- _What is needed_
Take the lines of the data below from the very first through the line containing "18.4, 18.35, 18.35]" and output them exactly, pictures excluded.

______

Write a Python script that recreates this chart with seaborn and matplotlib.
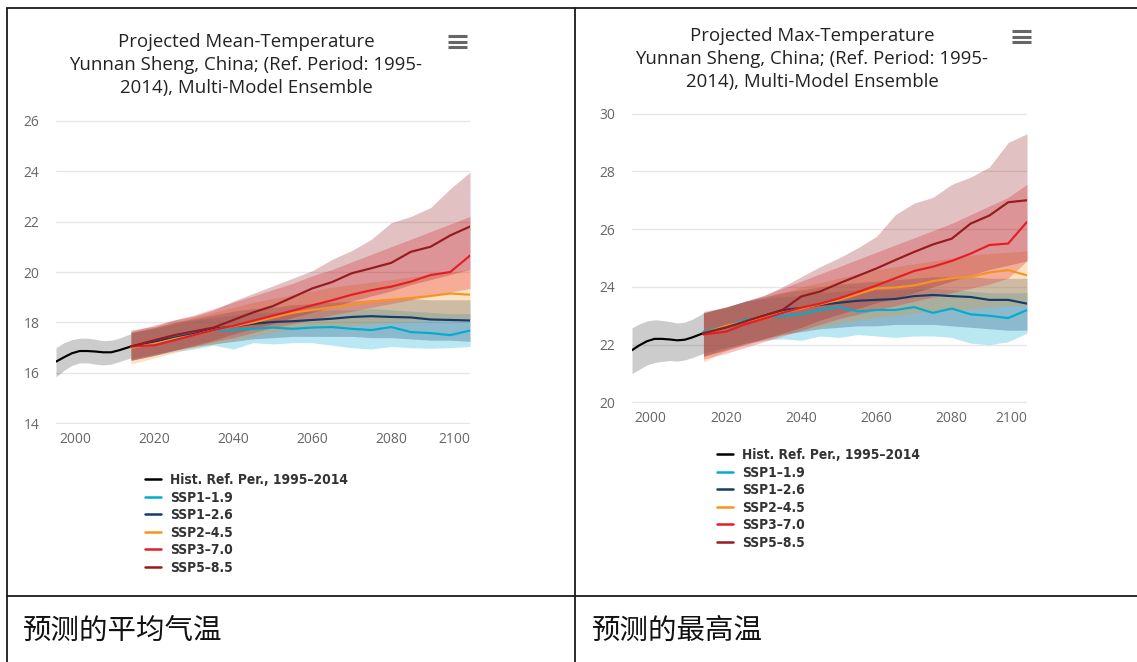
import numpy as np
import pandas as pd
import matplotlib
matplotlib.use("Agg")
import matplotlib.pyplot as plt
import seaborn as sns
from matplotlib.lines import Line2D

sns.set_theme(style="white")
plt.rcParams["font.family"] = ["Open Sans", "DejaVu Sans"]

W, H = 1137, 662

# ---------------- data ----------------
series_names = ["Hist", "SSP1-1.9", "SSP1-2.6", "SSP2-4.5", "SSP3-7.0", "SSP5-8.5"]
legend_labels = ["Hist. Ref. Per., 1995–2014", "SSP1–1.9", "SSP1–2.6",
                 "SSP2–4.5", "SSP3–7.0", "SSP5–8.5"]
series_colors = ["#000000", "#00ADCF", "#173C66", "#F79420", "#E71D25", "#951B1E"]

years_hist = [1995, 1997, 1999, 2001, 2003, 2005, 2007, 2009, 2011, 2013, 2014]
years_proj = [2014, 2020, 2025, 2030, 2035, 2040, 2045, 2050, 2055,
              2060, 2065, 2070, 2075, 2080, 2085, 2090, 2095, 2100]

# ---- Projected Mean-Temperature ----
mean_hist = [16.45, 16.62, 16.78, 16.87, 16.87, 16.85, 16.82, 16.82, 16.9, 17.0, 17.05]
mean_hist_lo = [15.85, 16.1, 16.3, 16.4, 16.4, 16.35, 16.32, 16.35, 16.45, 16.55, 16.6]
mean_hist_hi = [17.0, 17.2, 17.32, 17.38, 17.38, 17.33, 17.28, 17.3, 17.38, 17.5, 17.55]

mean_119 = [17.05, 17.25, 17.42, 17.55, 17.68, 17.7, 17.75, 17.8, 17.75, 17.8, 17.82, 17.75, 17.7, 17.82, 17.62, 17.58, 17.5, 17.68]
mean_119_lo = [16.5, 16.7, 16.85, 16.95, 17.1, 16.95, 17.2, 17.15, 17.2, 17.2, 17.1, 17.0, 16.95, 17.05, 17.0, 16.98, 17.0, 17.05]
mean_119_hi = [17.6, 17.75, 17.95, 18.1, 18.2, 18.3, 18.4, 18.4, 18.45, 18.45, 18.5, 18.5, 18.55, 18.5, 18.45, 18.4, 18.35, 18.35]

mean_126 = [17.05, 17.25, 17.4, 17.55, 17.75, 17.85, 17.95, 18.02, 18.05, 18.1, 18.15, 18.22, 18.25, 18.22, 18.2, 18.12, 18.1, 18.08]
mean_126_lo = [16.55, 16.75, 16.9, 17.05, 17.15, 17.25, 17.35, 17.4, 17.45, 17.45, 17.45, 17.45, 17.4, 17.4, 17.35, 17.3, 17.3, 17.25]
mean_126_hi = [17.6, 17.8, 18.0, 18.15, 18.3, 18.45, 18.55, 18.6, 18.7, 18.75, 18.8, 18.85, 18.9, 18.95, 18.95, 18.9, 18.9, 18.9]

mean_245 = [17.0, 17.15, 17.35, 17.5, 17.7, 17.85, 18.0, 18.2, 18.38, 18.5, 18.6, 18.72, 18.82, 18.9, 18.97, 19.05, 19.15, 19.1]
mean_245_lo = [16.35, 16.6, 16.8, 17.0, 17.15, 17.3, 17.45, 17.6, 17.7, 17.8, 17.85, 17.9, 17.95, 18.0, 18.05, 18.1, 18.1, 18.1]
mean_245_hi = [17.6, 17.8, 18.0, 18.2, 18.4, 18.6, 18.8, 18.95, 19.1, 19.25, 19.4, 19.5, 19.6, 19.7, 19.8, 19.9, 20.0, 20.1]

mean_370 = [17.05, 17.1, 17.3, 17.5, 17.7, 17.87, 18.07, 18.27, 18.47, 18.68, 18.88, 19.1, 19.28, 19.42, 19.62, 19.88, 20.0, 20.65]
mean_370_lo = [16.5, 16.7, 16.9, 17.05, 17.25, 17.4, 17.6, 17.8, 17.95, 18.1, 18.3, 18.45, 18.6, 18.75, 18.9, 19.05, 19.2, 19.35]
mean_370_hi = [17.65, 17.9, 18.1, 18.3, 18.55, 18.8, 19.05, 19.3, 19.55, 19.85, 20.1, 20.4, 20.7, 21.0, 21.3, 21.6, 21.9, 22.2]

mean_585 = [17.05, 17.3, 17.5, 17.65, 17.8, 18.1, 18.4, 18.65, 19.0, 19.35, 19.6, 19.95, 20.15, 20.36, 20.8, 21.0, 21.45, 21.8]
mean_585_lo = [16.5, 16.7, 16.9, 17.1, 17.3, 17.55, 17.75, 17.95, 18.2, 18.4, 18.6, 18.85, 19.05, 19.25, 19.5, 19.7, 19.9, 20.1]
mean_585_hi = [17.7, 17.85, 18.1, 18.25, 18.5, 18.85, 19.15, 19.45, 19.75, 20.05, 20.5, 20.85, 21.3, 21.95, 22.2, 22.55, 23.3, 23.95]

# ---- Projected Max-Temperature ----
max_hist = [21.81, 21.98, 22.12, 22.2, 22.2, 22.18, 22.15, 22.17, 22.25, 22.35, 22.4]
max_hist_lo = [21.0, 21.15, 21.3, 21.38, 21.42, 21.45, 21.43, 21.47, 21.55, 21.65, 21.7]
max_hist_hi = [22.58, 22.72, 22.82, 22.86, 22.84, 22.8, 22.75, 22.78, 22.88, 23.02, 23.1]

max_119 = [22.45, 22.65, 22.85, 22.95, 23.0, 23.05, 23.2, 23.3, 23.15, 23.2, 23.2, 23.3, 23.1, 23.25, 23.05, 23.0, 22.92, 23.2]
max_119_lo = [21.7, 21.9, 22.05, 22.15, 22.2, 22.15, 22.3, 22.25, 22.35, 22.3, 22.25, 22.3, 22.3, 22.25, 22.05, 22.0, 22.1, 22.4]
max_119_hi = [23.1, 23.3, 23.5, 23.6, 23.65, 23.7, 23.8, 23.85, 23.9, 23.9, 23.9, 23.95, 23.95, 23.9, 23.85, 23.8, 23.8, 23.8]

max_126 = [22.4, 22.6, 22.8, 23.0, 23.2, 23.27, 23.38, 23.45, 23.52, 23.55, 23.58, 23.68, 23.72, 23.68, 23.65, 23.55, 23.55, 23.42]
max_126_lo = [21.6, 21.85, 22.05, 22.2, 22.35, 22.45, 22.55, 22.6, 22.65, 22.65, 22.7, 22.7, 22.7, 22.65, 22.6, 22.55, 22.5, 22.5]
max_126_hi = [23.1, 23.3, 23.5, 23.65, 23.8, 23.9, 24.0, 24.1, 24.15, 24.2, 24.25, 24.3, 24.35, 24.35, 24.35, 24.3, 24.3, 24.3]

max_245 = [22.4, 22.65, 22.8, 22.95, 23.1, 23.25, 23.4, 23.55, 23.75, 23.95, 23.98, 24.05, 24.2, 24.3, 24.35, 24.5, 24.58, 24.4]
max_245_lo = [21.4, 21.8, 22.0, 22.15, 22.35, 22.5, 22.6, 22.75, 22.85, 22.95, 23.0, 23.1, 23.15, 23.2, 23.25, 23.3, 23.35, 23.35]
max_245_hi = [23.1, 23.3, 23.45, 23.6, 23.8, 24.0, 24.15, 24.3, 24.45, 24.6, 24.7, 24.8, 24.9, 25.0, 25.1, 25.15, 25.2, 25.25]

max_370 = [22.35, 22.45, 22.7, 22.9, 23.1, 23.28, 23.42, 23.6, 23.82, 24.05, 24.3, 24.55, 24.7, 24.9, 25.15, 25.45, 25.5, 26.25]
max_370_lo = [21.5, 21.7, 21.9, 22.1, 22.3, 22.5, 22.7, 22.9, 23.05, 23.2, 23.35, 23.5, 23.65, 23.8, 23.95, 24.1, 24.3, 24.9]
max_370_hi = [23.1, 23.3, 23.5, 23.7, 23.95, 24.2, 24.45, 24.7, 24.95, 25.2, 25.45, 25.7, 25.95, 26.2, 26.5, 26.8, 27.1, 27.55]

max_585 = [22.4, 22.6, 22.8, 23.0, 23.2, 23.67, 23.84, 24.12, 24.38, 24.64, 24.93, 25.21, 25.47, 25.67, 26.19, 26.47, 26.93, 27.0]
max_585_lo = [21.6, 21.8, 22.0, 22.2, 22.4, 22.6, 22.85, 23.05, 23.25, 23.45, 23.6, 23.8, 24.0, 24.2, 24.4, 24.6, 24.75, 24.9]
max_585_hi = [23.15, 23.3, 23.5, 23.7, 24.0, 24.35, 24.7, 25.0, 25.35, 25.75, 26.5, 26.9, 27.1, 27.55, 27.8, 28.15, 29.0, 29.3]

mean_title = ["Projected Mean-Temperature",
              "Yunnan Sheng, China; (Ref. Period: 1995-",
              "2014), Multi-Model Ensemble"]
max_title = ["Projected Max-Temperature",
             "Yunnan Sheng, China; (Ref. Period: 1995-",
             "2014), Multi-Model Ensemble"]
mean_yticks = [14, 16, 18, 20, 22, 24, 26]
max_yticks = [20, 22, 24, 26, 28, 30]
xticks = [2000, 2020, 2040, 2060, 2080, 2100]
captions = ["预测的平均气温", "预测的最高温"]

mean_sets = [(mean_hist, mean_hist_lo, mean_hist_hi),
             (mean_119, mean_119_lo, mean_119_hi),
             (mean_126, mean_126_lo, mean_126_hi),
             (mean_245, mean_245_lo, mean_245_hi),
             (mean_370, mean_370_lo, mean_370_hi),
             (mean_585, mean_585_lo, mean_585_hi)]
max_sets = [(max_hist, max_hist_lo, max_hist_hi),
            (max_119, max_119_lo, max_119_hi),
            (max_126, max_126_lo, max_126_hi),
            (max_245, max_245_lo, max_245_hi),
            (max_370, max_370_lo, max_370_hi),
            (max_585, max_585_lo, max_585_hi)]

palette = dict(zip(series_names, series_colors))


def build_frame(sets):
    rows = []
    for name, (mid, lo, hi) in zip(series_names, sets):
        yrs = years_hist if name == "Hist" else years_proj
        for y, m, l, h in zip(yrs, mid, lo, hi):
            rows.append({"year": y, "series": name, "value": m, "lo": l, "hi": h})
    return pd.DataFrame(rows)


def draw_panel(ax, sets, ylim, yticks):
    df = build_frame(sets)
    for name in series_names:
        sub = df[df["series"] == name]
        alpha = 0.2 if name == "Hist" else 0.27
        ax.fill_between(sub["year"], sub["lo"], sub["hi"], color=palette[name],
                        alpha=alpha, linewidth=0)
    sns.lineplot(data=df, x="year", y="value", hue="series", hue_order=series_names,
                 palette=palette, estimator=None, sort=False, legend=False,
                 linewidth=1.55, ax=ax)
    ax.set_xlim(1995, 2100)
    ax.set_ylim(ylim[0] - 0.02, ylim[1] + 0.02)
    ax.set_yticks(yticks)
    ax.set_yticklabels([str(t) for t in yticks])
    ax.set_xticks(xticks)
    ax.set_xticklabels([str(t) for t in xticks])
    ax.get_xticklabels()[-1].set_horizontalalignment("right")
    ax.set_xlabel("")
    ax.set_ylabel("")
    for s in ax.spines.values():
        s.set_visible(False)
    ax.yaxis.grid(True, color="#e6e6e6", linewidth=1.0)
    ax.xaxis.grid(False)
    ax.set_axisbelow(True)
    ax.tick_params(axis="both", length=0, labelcolor="#666666", labelsize=10)
    ax.tick_params(axis="y", pad=12)
    ax.tick_params(axis="x", pad=6)


fig = plt.figure(figsize=(W / 100, H / 100), dpi=100)
fig.patch.set_facecolor("white")


def fx(x):
    return x / W


def fy(y):
    return 1 - y / H


ax1 = fig.add_axes([fx(56), fy(424), (470 - 56) / W, (424 - 120) / H])
ax2 = fig.add_axes([fx(632), fy(403), (1027 - 632) / W, (403 - 113) / H])

draw_panel(ax1, mean_sets, (14, 26), mean_yticks)
draw_panel(ax2, max_sets, (20, 30), max_yticks)

# titles
for (cx, ys, lines) in [(246, [42, 65, 88], mean_title), (812, [36, 59, 82], max_title)]:
    for yy, t in zip(ys, lines):
        fig.text(fx(cx), fy(yy), t, ha="center", va="center", fontsize=13.4,
                 color="#222222", family=["Open Sans", "DejaVu Sans"])

# hamburger menu icons
for (x0, x1, ys) in [(448, 467, [36, 41.5, 47]), (1012, 1031, [31, 36.5, 42])]:
    for yy in ys:
        fig.add_artist(Line2D([fx(x0), fx(x1)], [fy(yy), fy(yy)], color="#666666",
                              linewidth=2.2, solid_capstyle="butt"))

# legends
handles = [Line2D([0], [0], color=c, linewidth=1.8) for c in series_colors]
for (lx, ly) in [(145, 473), (717, 448)]:
    fig.legend(handles, legend_labels, loc="upper left",
               bbox_to_anchor=(fx(lx), fy(ly)), frameon=False,
               borderpad=0, borderaxespad=0, handlelength=1.15, handletextpad=0.65,
               labelspacing=0.26,
               prop={"family": "DejaVu Sans", "weight": "bold", "size": 9.9,
                     "stretch": "condensed"},
               labelcolor="#333333")

# table borders
border = dict(color="#1a1a1a", linewidth=1.3)
fig.add_artist(Line2D([fx(7), 1], [fy(8), fy(8)], **border))
fig.add_artist(Line2D([fx(7), fx(7)], [fy(8), 0], **border))
fig.add_artist(Line2D([fx(575), fx(575)], [fy(8), 0], **border))
fig.add_artist(Line2D([fx(7), 1], [fy(596), fy(596)], **border))

# captions
for (cx, t) in [(23, captions[0]), (592, captions[1])]:
    fig.text(fx(cx), fy(631), t, ha="left", va="center", fontsize=20.5,
             color="#111111", family=["Noto Sans CJK SC", "DejaVu Sans"],
             fontweight="light")

fig.savefig("out.png", dpi=100, facecolor="white")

______

- _Answer for this exercise_
Write a Python script that recreates this chart with seaborn and matplotlib.
import numpy as np
import pandas as pd
import matplotlib
matplotlib.use("Agg")
import matplotlib.pyplot as plt
import seaborn as sns
from matplotlib.lines import Line2D

sns.set_theme(style="white")
plt.rcParams["font.family"] = ["Open Sans", "DejaVu Sans"]

W, H = 1137, 662

# ---------------- data ----------------
series_names = ["Hist", "SSP1-1.9", "SSP1-2.6", "SSP2-4.5", "SSP3-7.0", "SSP5-8.5"]
legend_labels = ["Hist. Ref. Per., 1995–2014", "SSP1–1.9", "SSP1–2.6",
                 "SSP2–4.5", "SSP3–7.0", "SSP5–8.5"]
series_colors = ["#000000", "#00ADCF", "#173C66", "#F79420", "#E71D25", "#951B1E"]

years_hist = [1995, 1997, 1999, 2001, 2003, 2005, 2007, 2009, 2011, 2013, 2014]
years_proj = [2014, 2020, 2025, 2030, 2035, 2040, 2045, 2050, 2055,
              2060, 2065, 2070, 2075, 2080, 2085, 2090, 2095, 2100]

# ---- Projected Mean-Temperature ----
mean_hist = [16.45, 16.62, 16.78, 16.87, 16.87, 16.85, 16.82, 16.82, 16.9, 17.0, 17.05]
mean_hist_lo = [15.85, 16.1, 16.3, 16.4, 16.4, 16.35, 16.32, 16.35, 16.45, 16.55, 16.6]
mean_hist_hi = [17.0, 17.2, 17.32, 17.38, 17.38, 17.33, 17.28, 17.3, 17.38, 17.5, 17.55]

mean_119 = [17.05, 17.25, 17.42, 17.55, 17.68, 17.7, 17.75, 17.8, 17.75, 17.8, 17.82, 17.75, 17.7, 17.82, 17.62, 17.58, 17.5, 17.68]
mean_119_lo = [16.5, 16.7, 16.85, 16.95, 17.1, 16.95, 17.2, 17.15, 17.2, 17.2, 17.1, 17.0, 16.95, 17.05, 17.0, 16.98, 17.0, 17.05]
mean_119_hi = [17.6, 17.75, 17.95, 18.1, 18.2, 18.3, 18.4, 18.4, 18.45, 18.45, 18.5, 18.5, 18.55, 18.5, 18.45, 18.4, 18.35, 18.35]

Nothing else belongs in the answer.